Jesus, the chicken’s always too damn hot, man!–and you always wake up on Saturday morning after the Brique with the fine first layer of skin burned off your palate. You say fuck it, dunk one of the potato logs into your pitcher of draft Bud, and take that first bite, juggling the molten goodness between tongue and molar while mouthing-ho-ho-!
As the Box switches songs, (Lodi to Traveling Man, there’s a good one!) there is a sweet pause in the music. In that moment of your life, you hear only the sound of laughing and cussing; it is the sound of your friends talking to each other.
By God, was there nothing better than a Friday night at the Brique??

And yet, nothing made the picture complete as the sound of the ’42 flathead coming off Norwalk, one last rev before shutting her down on the sidewalk right out front of the Brique.
You could easily hold your breath in the short pause it took a man to dismount and walk into the bar pulling off his gloves, for these were the golden nights long before a helmet law.
And there he was –Fat Paul.
Paul Avila, mechanical madman, community jewel, all around bon vivant around town.
After the Brique shut off the sign and Helen threatened to call the goddamn cops on us for the fourth time, you considered yourself a lucky man if you were invited along for after hours at Paul’s. A short jaunt up Norwalk blvd and you found the wonderland of Fat Paul’s house.
Though there might be a disassembled trike transmisson on the kitchen table, and the very real threat of live ammunition in the cupboard, Paul’s house felt as warm and welcoming as Grandmas. Besides, where else could you play with a taser gun at 3 in the morning?

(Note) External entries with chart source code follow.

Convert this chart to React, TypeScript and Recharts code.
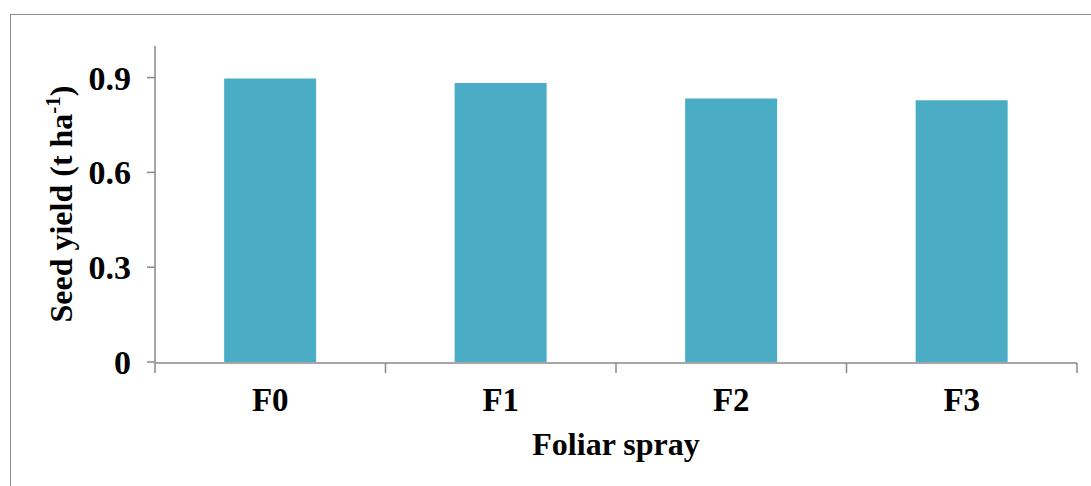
import { BarChart, Bar, XAxis, YAxis, Label } from "recharts";

const categories = ["F0", "F1", "F2", "F3"];
const seedYield = [0.897, 0.883, 0.834, 0.828];
const yTicks = [0, 0.3, 0.6, 0.9];
const boundaryTicks = [0, 1, 2, 3, 4];

const data = categories.map((name, i) => ({ name, pos: i + 0.5, value: seedYield[i] }));

const axisColor = "#888888";
const font = "'Liberation Serif', 'Times New Roman', serif";

function YTitle({ viewBox }: any) {
  const cy = viewBox.y + viewBox.height / 2;
  const x = 72;
  return (
    <text
      x={x}
      y={cy}
      transform={`rotate(-90, ${x}, ${cy})`}
      textAnchor="middle"
      fontFamily={font}
      fontWeight="bold"
      fontSize={32}
      fill="#000"
    >
      Seed yield (t ha
      <tspan fontSize={21} dy={-12}>-1</tspan>
      <tspan dy={12}>)</tspan>
    </text>
  );
}

export default function App() {
  return (
    <div style={{ position: "absolute", left: 0, top: 0, width: 1091, height: 486, background: "#fff", overflow: "hidden" }}>
      <div
        style={{
          position: "absolute",
          left: 10,
          top: 14,
          width: 1200,
          height: 600,
          borderTop: "1.5px solid #8c8c8c",
          borderLeft: "1.5px solid #8c8c8c",
        }}
      />
      <div style={{ position: "absolute", left: 0, top: 0 }}>
        <BarChart
          width={1091}
          height={486}
          data={data}
          margin={{ top: 46, right: 14, bottom: 122, left: 55 }}
          barCategoryGap="30%"
        >
          <XAxis
            xAxisId="edge"
            dataKey="pos"
            type="number"
            domain={[0, 4]}
            ticks={boundaryTicks}
            tick={() => <g />}
            tickSize={10}
            axisLine={{ stroke: axisColor, strokeWidth: 1.5 }}
            tickLine={{ stroke: axisColor, strokeWidth: 1.5 }}
            height={1}
          >
            <Label
              value="Foliar spray"
              content={({ viewBox }: any) => (
                <text
                  x={viewBox.x + viewBox.width / 2}
                  y={455}
                  textAnchor="middle"
                  fontFamily={font}
                  fontWeight="bold"
                  fontSize={32}
                  fill="#000"
                >
                  Foliar spray
                </text>
              )}
            />
          </XAxis>
          <XAxis
            dataKey="name"
            xAxisId="cat"
            axisLine={false}
            tickLine={false}
            tickSize={0}
            tickMargin={26}
            height={1}
            tick={{ fontFamily: font, fontWeight: "bold", fontSize: 33, fill: "#000" }}
          />
          <YAxis
            width={100}
            domain={[0, 1]}
            ticks={yTicks}
            tickFormatter={(v) => String(v)}
            tickSize={8}
            tickMargin={16}
            axisLine={{ stroke: axisColor, strokeWidth: 1.5 }}
            tickLine={{ stroke: axisColor, strokeWidth: 1.5 }}
            tick={{ fontFamily: font, fontWeight: "bold", fontSize: 34, fill: "#000" }}
          >
            <Label content={YTitle} />
          </YAxis>
          <Bar dataKey="value" xAxisId="cat" fill="#4bacc6" isAnimationActive={false} />
        </BarChart>
      </div>
    </div>
  );
}
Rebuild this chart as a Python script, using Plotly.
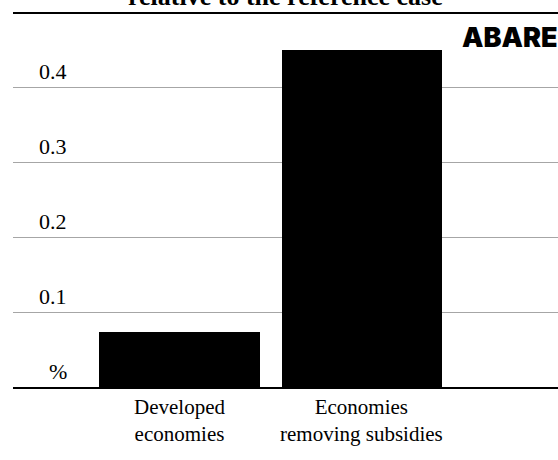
import plotly.graph_objects as go

categories = ["Developed<br>economies", "Economies<br>removing subsidies"]
values = [0.073, 0.45]
tick_vals = [0, 0.1, 0.2, 0.3, 0.4]
tick_text = ["%", "0.1", "0.2", "0.3", "0.4"]

_SERIF = "Liberation Serif"

fig = go.Figure(go.Bar(
    x=list(range(len(categories))), y=values,
    width=0.88,
    marker=dict(color="#000000", line=dict(width=0)),
    hoverinfo="skip",
))

# tick labels sit above their gridlines, right-aligned just left of the first bar
for v, t in zip(tick_vals, tick_text):
    fig.add_annotation(x=0.103, xref="paper", y=v, yref="y",
                       text=t, showarrow=False, xanchor="right", yanchor="middle",
                       yshift=16, font=dict(family=_SERIF, size=22, color="#000000"))

# category labels under the bars
for i, cat in enumerate(categories):
    fig.add_annotation(x=i, xref="x", y=0, yref="paper",
                       text=cat, showarrow=False, xanchor="center",
                       yanchor="middle", yshift=-33,
                       font=dict(family=_SERIF, size=21, color="#000000"))

# title cut off at the top of the frame
fig.add_annotation(x=(285 - 13) / 545, xref="paper", y=1, yref="paper",
                   text="<b>relative to the reference case</b>", showarrow=False,
                   xanchor="center", yanchor="middle", yshift=17,
                   font=dict(family=_SERIF, size=26, color="#000000"))

fig.add_annotation(x=1, xref="paper", y=0.935, yref="paper",
                   text="ABARE", showarrow=False, xanchor="right", yanchor="middle",
                   xshift=2,
                   font=dict(family="Inter", size=27, color="#000000", weight=900))

fig.add_shape(type="line", x0=0, x1=1, y0=1, y1=1, xref="paper", yref="paper",
              line=dict(color="#000000", width=2))

fig.update_layout(
    width=558, height=460,
    paper_bgcolor="#ffffff", plot_bgcolor="#ffffff",
    margin=dict(l=13, r=0, t=13, b=73),
    showlegend=False,
    bargap=0,
    xaxis=dict(range=[-0.912, 2.074], showticklabels=False,
               showline=True, linecolor="#000000", linewidth=1.5,
               showgrid=False, zeroline=False, ticks=""),
    yaxis=dict(range=[0, 0.499], tickvals=tick_vals, showticklabels=False,
               showgrid=True, gridcolor="#a6a6a6", gridwidth=1,
               zeroline=False, showline=False, ticks=""),
)

fig.write_html("out.html", config=dict(displayModeBar=False),
               post_script="document.body.style.margin='0';")
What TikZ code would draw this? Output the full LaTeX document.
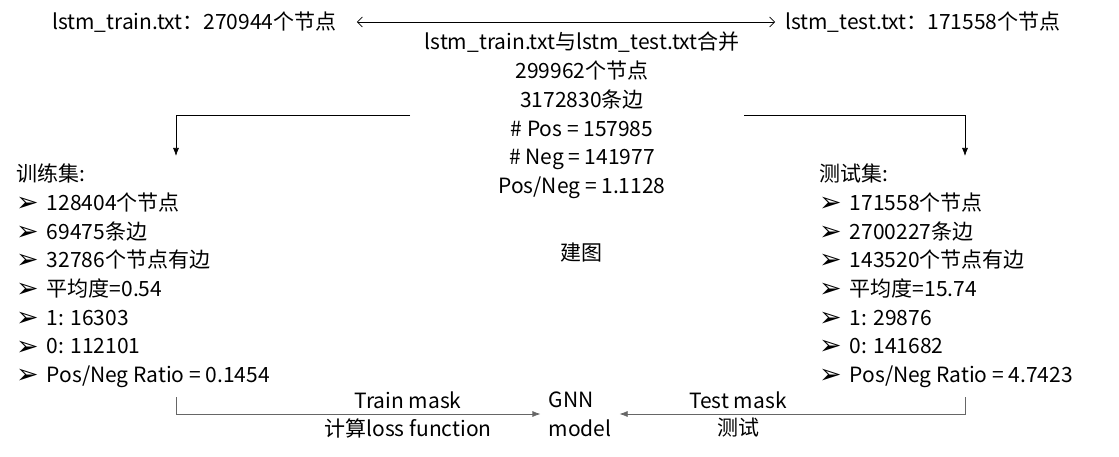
\documentclass[tikz,border=0pt]{standalone}
\usepackage{fontspec}
\setmainfont{Noto Sans CJK SC}
\newfontfamily\symfont{DejaVu Sans}
\usetikzlibrary{arrows.meta}

\newcommand{\bul}{\raisebox{-1pt}[0pt][0pt]{\symfont\fontsize{27}{27}\selectfont ➢}\hspace{8pt}}

\begin{document}
\begin{tikzpicture}[x=1pt,y=-1pt,
        font=\fontsize{21}{28.7}\selectfont,
        every node/.style={inner sep=2pt},
        lst/.style={anchor=west,align=left},
        blk/.style={line width=0.7pt,-{Latex[length=8pt,width=6pt]}},
        gry/.style={blk,draw=black!60},
        dbl/.style={line width=0.7pt,{Straight Barb[length=5pt,width=10pt]}-{Straight Barb[length=5pt,width=10pt]}}]

    \useasboundingbox (0,0) rectangle (1119,457);

    % input files
    \node[anchor=west] (train) at (50,22) {lstm\_train.txt：270944个节点};
    \node[anchor=west] (test) at (783,22) {lstm\_test.txt：171558个节点};
    \draw[dbl,shorten <=18pt,shorten >=8pt] (train) -- (test);

    \node[align=center] (merge) at (582,115.5) {lstm\_train.txt与lstm\_test.txt合并\\299962个节点\\3172830条边\\\# Pos = 157985\\\# Neg = 141977\\Pos/Neg = 1.1128};
    \node (build) at (581,253) {建图};

    % split
    \coordinate (lsplit) at (410,115);
    \coordinate (rsplit) at (744,115);
    \coordinate (ltip) at (176,156);
    \coordinate (rtip) at (965,156);
    \draw[blk] (lsplit) -| (ltip);
    \draw[blk] (rsplit) -| (rtip);

    \node[lst] (trainset) at (14,276) {训练集:\\\bul 128404个节点\\\bul 69475条边\\\bul 32786个节点有边\\\bul 平均度=0.54\\\bul 1: 16303\\\bul 0: 112101\\\bul Pos/Neg Ratio = 0.1454};
    \node[lst] (testset) at (817,276) {测试集:\\\bul 171558个节点\\\bul 2700227条边\\\bul 143520个节点有边\\\bul 平均度=15.74\\\bul 1: 29876\\\bul 0: 141682\\\bul Pos/Neg Ratio = 4.7423};

    % model
    \node[align=left] (gnn) at (580,414) {GNN\\model};
    \coordinate (lfoot) at (176,397);
    \coordinate (rfoot) at (965,397);
    \draw[gry] (lfoot) |- ([xshift=-6pt]gnn.west);
    \draw[gry] (rfoot) |- ([xshift=6pt]gnn.east);
    \node (trmask) at (408,400) {Train mask};
    \node (loss) at (408,428) {计算loss function};
    \node (temask) at (738,400) {Test mask};
    \node (infer) at (738,428) {测试};
\end{tikzpicture}
\end{document}
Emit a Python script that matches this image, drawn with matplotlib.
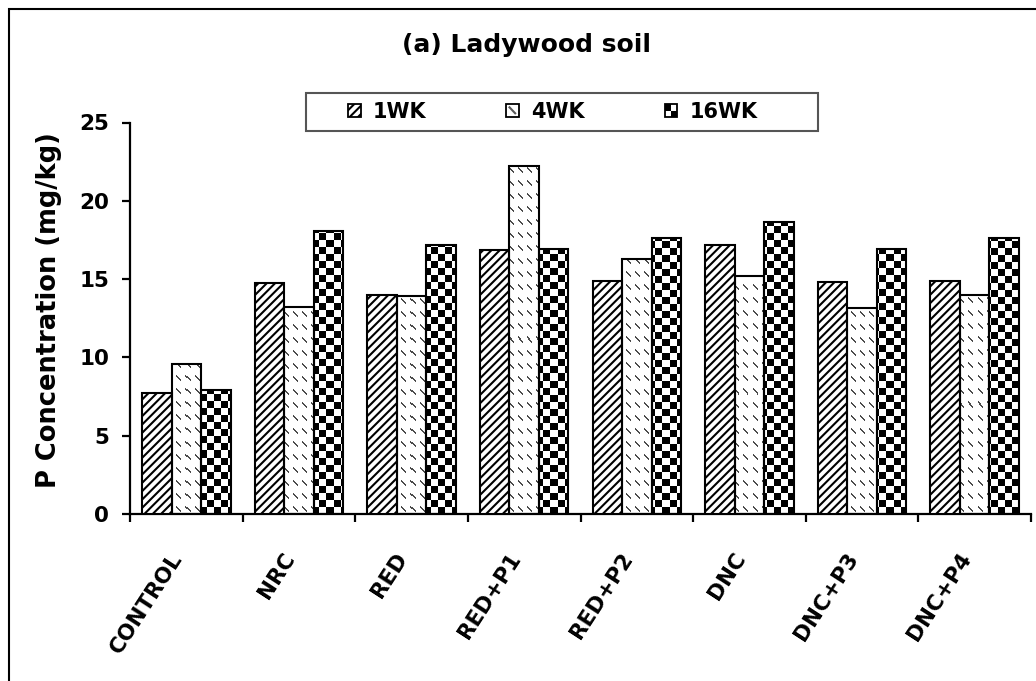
import numpy as np
import matplotlib
matplotlib.use("Agg")
import matplotlib.pyplot as plt
from matplotlib.patches import Rectangle, Patch
from matplotlib.lines import Line2D
from matplotlib.legend_handler import HandlerBase

plt.rcParams['font.family'] = 'DejaVu Sans'
plt.rcParams['font.weight'] = 'bold'
plt.rcParams['hatch.linewidth'] = 1.5

# data
treatments = ['CONTROL', 'NRC', 'RED', 'RED+P1', 'RED+P2', 'DNC', 'DNC+P3', 'DNC+P4']
series = ['1WK', '4WK', '16WK']
wk1 = [7.75, 14.75, 14.0, 16.85, 14.85, 17.2, 14.8, 14.85]
wk4 = [9.6, 13.2, 13.9, 22.25, 16.3, 15.2, 13.15, 14.0]
wk16 = [7.95, 18.1, 17.2, 16.95, 17.6, 18.65, 16.95, 17.6]

W, H = 1036, 681
fig = plt.figure(figsize=(W / 100, H / 100), dpi=100)

# axes box in pixels: x 130..1031, y 514 (0) .. 122.5 (25)
ax = fig.add_axes([130 / W, (H - 514) / H, 901 / W, 391.5 / H])
ax.set_xlim(0, len(treatments))
ax.set_ylim(0, 25)
sx = 901 / len(treatments)   # px per x unit
sy = 391.5 / 25              # px per y unit

bw = 0.262
centers = np.arange(len(treatments)) + 0.5


def checker(c, r):
    return np.where(((c // 7) + (r // 7)) % 2 == 0, 0.0, 1.0)


def dashes(c, r):
    u = c % 9
    v = r % 13
    on = (u >= 1) & (u <= 5) & ((v == 7 - u) | (v == 8 - u))
    return np.where(on, 0.3, 1.0)


def pattern_bar(x0, h, func):
    # pixel-aligned tiled fill, clipped to the bar
    rect = Rectangle((x0, 0), bw, h, facecolor='white', edgecolor='none', zorder=1)
    ax.add_patch(rect)
    c0 = int(round(x0 * sx))
    nx = int(round((x0 + bw) * sx)) - c0
    ny = max(int(round(h * sy)), 1)
    cc, rr = np.meshgrid(np.arange(c0, c0 + nx), np.arange(ny))
    img = func(cc, rr)
    im = ax.imshow(img, extent=(x0, x0 + bw, 0, h), origin='lower', cmap='gray',
                   vmin=0, vmax=1, interpolation='nearest', aspect='auto', zorder=2)
    im.set_clip_path(rect)


ax.bar(centers - bw, wk1, bw, facecolor='white', edgecolor='black', hatch='////',
       linewidth=1.5, zorder=3)
for x0, h in zip(centers - bw / 2, wk4):
    pattern_bar(x0, h, dashes)
for x0, h in zip(centers + bw / 2, wk16):
    pattern_bar(x0, h, checker)
ax.bar(centers, wk4, bw, fill=False, edgecolor='black', linewidth=1.5, zorder=3)
ax.bar(centers + bw, wk16, bw, fill=False, edgecolor='black', linewidth=1.5, zorder=3)

ax.set_xlim(0, len(treatments))
ax.set_ylim(0, 25)

for s in ['top', 'right']:
    ax.spines[s].set_visible(False)
for s in ['left', 'bottom']:
    ax.spines[s].set_linewidth(1.6)

ax.set_yticks([0, 5, 10, 15, 20, 25])
ax.tick_params(axis='y', direction='out', length=6, width=1.6, pad=9, labelsize=15.5)
ax.set_xticks(np.arange(len(treatments) + 1))
ax.set_xticklabels([])
ax.tick_params(axis='x', which='major', direction='out', length=6, width=1.6)
ax.set_xticks(centers, minor=True)
ax.set_xticklabels(treatments, minor=True, rotation=57, ha='right', va='top',
                   fontsize=15.5, fontweight='bold')
ax.tick_params(axis='x', which='minor', length=0, pad=25)
for lab in ax.get_yticklabels():
    lab.set_fontweight('bold')

ax.set_ylabel('P Concentration (mg/kg)', fontsize=18.5, fontweight='bold')
ax.yaxis.set_label_coords(-0.075, 0.52)

fig.text(527 / W, 1 - 45 / H, '(a) Ladywood soil', ha='center', va='center',
         fontsize=18, fontweight='bold')


class PatternHandler(HandlerBase):
    def __init__(self, kind):
        super().__init__()
        self.kind = kind

    def create_artists(self, legend, orig_handle, xdescent, ydescent, width, height,
                       fontsize, trans):
        x0, y0 = -xdescent, -ydescent
        arts = [Rectangle((x0, y0), width, height, facecolor='white', edgecolor='none',
                          transform=trans)]
        if self.kind == 'check':
            arts.append(Rectangle((x0, y0 + height / 2), width / 2, height / 2,
                                  facecolor='black', edgecolor='none', transform=trans))
            arts.append(Rectangle((x0 + width / 2, y0), width / 2, height / 2,
                                  facecolor='black', edgecolor='none', transform=trans))
        else:
            arts.append(Line2D([x0 + width * 0.25, x0 + width * 0.7],
                               [y0 + height * 0.75, y0 + height * 0.3],
                               color='0.35', lw=1.5, transform=trans))
        arts.append(Rectangle((x0, y0), width, height, fill=False, edgecolor='black',
                              lw=1.3, transform=trans))
        return arts


h1 = Patch(facecolor='white', edgecolor='black', hatch='////', linewidth=1.3)
h4 = Patch(facecolor='white')
h16 = Patch(facecolor='white')
fig.legend([h1, h4, h16], series, loc='center left',
           bbox_to_anchor=(348 / W, 1 - 112 / H), ncol=3, frameon=False,
           prop={'weight': 'bold', 'size': 15}, handlelength=0.6, handleheight=0.6,
           handletextpad=0.58, columnspacing=3.85, borderpad=0, borderaxespad=0,
           handler_map={h4: PatternHandler('dash'), h16: PatternHandler('check')})
fig.add_artist(Rectangle((306 / W, 1 - 131 / H), 512 / W, 38 / H, fill=False,
                         edgecolor='#555555', lw=1.5, transform=fig.transFigure))

# outer frame
fig.add_artist(Rectangle((9 / W, -0.2), 2.0, 1.2 - 9 / H, fill=False,
                         edgecolor='black', lw=1.5, transform=fig.transFigure))

fig.savefig('out.png', dpi=100)
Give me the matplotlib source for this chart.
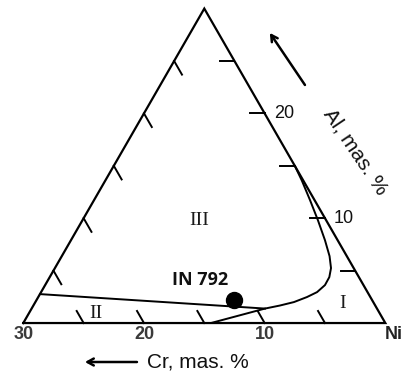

The years roll on, and somehow life becomes more complicated. But you still catch yourself looking down those familiar streets when you’re back in the old neighborhood, somehow hoping the Brique would suddenly be there again, Helen at the door and Fat Paul pulling in the driveway.
Paul passed away just before the Summer turned hazy, but it’s taken this season for all of us to absorb his passing and prepare to say a final farewell. Come join us Sunday at the Blue Dog to say GoodBye to a pal–Cheers!